BUILD YOUR REFERRAL LIST
Some of your best business will come from referrals, so it’s important to keep and maintain a good list of your industry contacts. Start by taking a few minutes to identify 25 people who can help you move your business forward. These can be vendors, prospects, customers, former customers, strategic partners, and people you don't yet know. Then put them on a list and begin the relationship-building process.
SPEND TIME FACE-TO-FACE (WHEN POSSIBLE!)
During ‘normal’ times, face-to-face is ideal. In today’s shelter-at-home environment, utilize technology with video/virtual meetings to maintain that personal connection. To really get to know someone, you must spend time with them face-to-face. This applies to your business networks, your team members, your vendors and, most importantly, your customers. You cannot depend on emails, texts, newsletters, blogs, etc., to build these relationships.
COMMIT TO IT
Building strong relationships requires a commitment of time and effort. If it’s not blocked out on your calendar, chances are that it’s not happening. Commit it to the calendar and then intentionally focus on relationship building.
ALIGN WITH STRATEGIC PARTNERS
Success doesn’t happen in a vacuum. Which strategic partners does your business need in order to move forward? Chances are there are certain areas of your business that could be improved with outside expertise. It’s worth seeking out paid partners as well as other business relationships to build your strategic network.
GIVE WITHOUT EXPECTING IN RETURN
Reciprocity is a powerful psychological phenomenon – when you get something, you want to give something in return. Use this to your advantage by passing along good information, resources, or tips to your business contacts, even if it doesn’t directly relate to your bottom line.
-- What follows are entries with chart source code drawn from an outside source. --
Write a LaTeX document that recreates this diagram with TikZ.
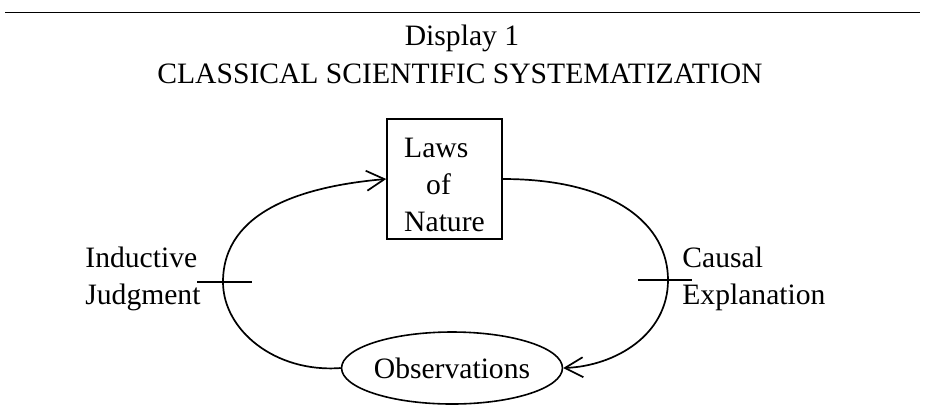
\documentclass[tikz,border=0pt]{standalone}
\usepackage{fontspec}
\setmainfont{Liberation Serif}
\usetikzlibrary{arrows.meta,positioning,shapes.geometric}

\begin{document}
\begin{tikzpicture}[x=0.5pt,y=-0.5pt]
\tikzset{every node/.style={font=\fontsize{14.8}{18.5}\selectfont, inner sep=0pt}}
\tikzset{cycle edge/.style={draw, line width=0.85pt, -{Straight Barb[length=9pt,width=10pt]}}}
\tikzset{crossbar/.style={draw, line width=0.7pt}}
\useasboundingbox (0,0) rectangle (925,414);
% heading
\coordinate (ruleL) at (5,12);
\coordinate (ruleR) at (920,12);
\draw[line width=0.5pt] (ruleL) -- (ruleR);
\node[anchor=base] (disp) at (462,45) {Display 1};
\node[anchor=base] (title) at (460,83) {CLASSICAL SCIENTIFIC SYSTEMATIZATION};
% laws and observations
\node[draw, line width=0.8pt, minimum width=57.5pt, minimum height=60pt, align=left] (laws) at (444.5,179)
  {\rule{0pt}{16pt}Laws\\\hspace*{11pt}of\\Nature};
\node[draw, ellipse, line width=0.8pt, minimum width=109pt, minimum height=36pt] (obs) at (452,368) {Observations};
% the cycle
\draw[cycle edge] (obs.west) .. controls (275,373) and (223,330) .. (223,282) coordinate (indL)
  .. controls (223,210) and (305,186) .. (laws.west);
\draw[cycle edge] (laws.east) .. controls (615,179) and (668,225) .. (668,280) coordinate (cauR)
  .. controls (668,335) and (615,366) .. (obs.east);
\draw[crossbar] (indL) ++(-26,0) -- ++(55,0);
\draw[crossbar] (cauR) ++(-30,0) -- ++(54,0);
\node[anchor=west, align=left] (ind) at (85,279) {Inductive\\Judgment};
\node[anchor=west, align=left] (cau) at (682,279) {Causal\\Explanation};
\end{tikzpicture}
\end{document}
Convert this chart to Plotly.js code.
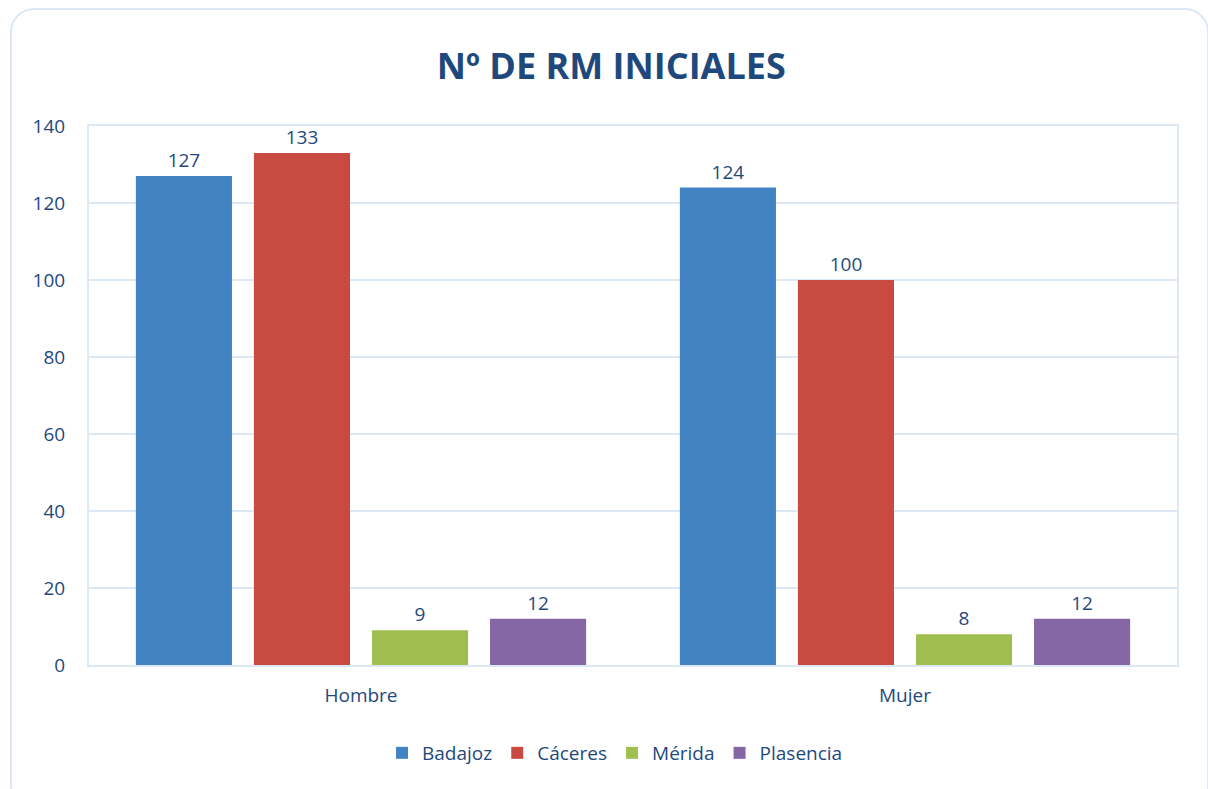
<!DOCTYPE html>
<html>
<head>
<meta charset="utf-8">
<script src="https://cdn.plot.ly/plotly-3.0.1.min.js"></script>
<style>
  html, body { margin: 0; padding: 0; background: #fff; }
  #gd { position: absolute; left: 0; top: 0; width: 1208px; height: 789px; }
  .frame {
    position: absolute; left: 10px; top: 8px; width: 1195px; height: 800px;
    border: 2px solid #dde8f4; border-radius: 24px; pointer-events: none;
  }
</style>
</head>
<body>
<div id="gd"></div>
<div class="frame"></div>
<script>
// categories and values
const categories = ['Hombre', 'Mujer'];
const seriesNames = ['Badajoz', 'Cáceres', 'Mérida', 'Plasencia'];
const badajoz = [127, 124];
const caceres = [133, 100];
const merida = [9, 8];
const plasencia = [12, 12];
const seriesValues = [badajoz, caceres, merida, plasencia];
const seriesColors = ['#4283c4', '#c94a40', '#9fbf50', '#8667a6'];
const yTicks = [0, 20, 40, 60, 80, 100, 120, 140];

const textColor = '#1f497d';
const gridColor = '#dce8f4';

const data = seriesNames.map((name, i) => ({
  type: 'bar',
  name: name,
  x: categories,
  y: seriesValues[i],
  text: seriesValues[i].map(String),
  textposition: 'outside',
  cliponaxis: false,
  textfont: { size: 19, color: textColor },
  marker: { color: seriesColors[i], line: { width: 0 } },
  hoverinfo: 'x+y+name'
}));

const layout = {
  width: 1208,
  height: 789,
  margin: { l: 89, r: 31, t: 126, b: 124 },
  paper_bgcolor: 'rgba(0,0,0,0)',
  plot_bgcolor: '#fff',
  font: { family: 'Open Sans, Noto Sans, sans-serif', color: textColor },
  title: {
    text: 'Nº DE RM INICIALES',
    font: { size: 36, weight: 'bold', color: textColor, family: 'Open Sans, Noto Sans, sans-serif' },
    x: 0.506, xanchor: 'center',
    y: 1 - 66 / 789, yref: 'container', yanchor: 'middle'
  },
  barmode: 'group',
  bargap: 0.132,
  bargroupgap: 0.186,
  xaxis: {
    showgrid: false,
    showline: true, linecolor: gridColor, linewidth: 2, mirror: true,
    ticks: '',
    ticklabelstandoff: 12,
    tickfont: { size: 19, color: textColor }
  },
  yaxis: {
    range: [0, 140],
    tickvals: yTicks,
    showgrid: true, gridcolor: gridColor, gridwidth: 2,
    showline: true, linecolor: gridColor, linewidth: 2, mirror: true,
    zeroline: false,
    ticks: '',
    ticklabelstandoff: 18,
    tickfont: { size: 19, color: textColor }
  },
  showlegend: true,
  legend: {
    orientation: 'h',
    xref: 'container', x: 615 / 1208, xanchor: 'center',
    yref: 'container', y: 1 - 753 / 789, yanchor: 'middle',
    font: { size: 19, color: textColor },
    itemwidth: 30,
    tracegroupgap: 0
  }
};

Plotly.newPlot('gd', data, layout, { displayModeBar: false, staticPlot: true });
</script>
</body>
</html>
Take Advantage of Tax Opportunities
In general, the current tax code under the Tax Cuts and Jobs Act is beneficial for the staffing industry. We now have lower tax rates across the board, and most staffing firms are eligible for the “pass-through entity” tax deduction. This means that most firms can potentially deduct up to 20% of “Qualified Business Income” – or “QBI” - from federal taxable income. USE APPLICABLE TAX CREDITS If applicable, take advantage of the Work Opportunity Tax Credit (WOTC), a federal tax credit rewarding companies for employing individuals who have previously faced significant barriers to employment such as veterans, long term unemployed, and food stamp recipients. Employers can earn up to $9,600 in federal tax credits for each qualified employee, and there is a good chance you may already be hiring individuals from these target groups but not claiming the tax credits.
In today’s environment, also consider the benefits of The Coronavirus Aid, Relief, and Economic Security (CARES) Act tax credits.
Reinvest in Your Business
The money that you earn by working hard at staffing is yours - don’t let the IRS take more than they have to! Investing back in your business is a great way to use your capital. Areas of focus include: • Technology – such as a new back office system or ATS • People – such as a new salesperson in a new region • Equipment – such as a new computer system • Places – satellite office or on-site location
Ultimately those expenses flow through your income statement and reduce your taxable income. Plus, with the recent expansion of the Section 179 deduction, you might be able to deduct the cost of some equipment.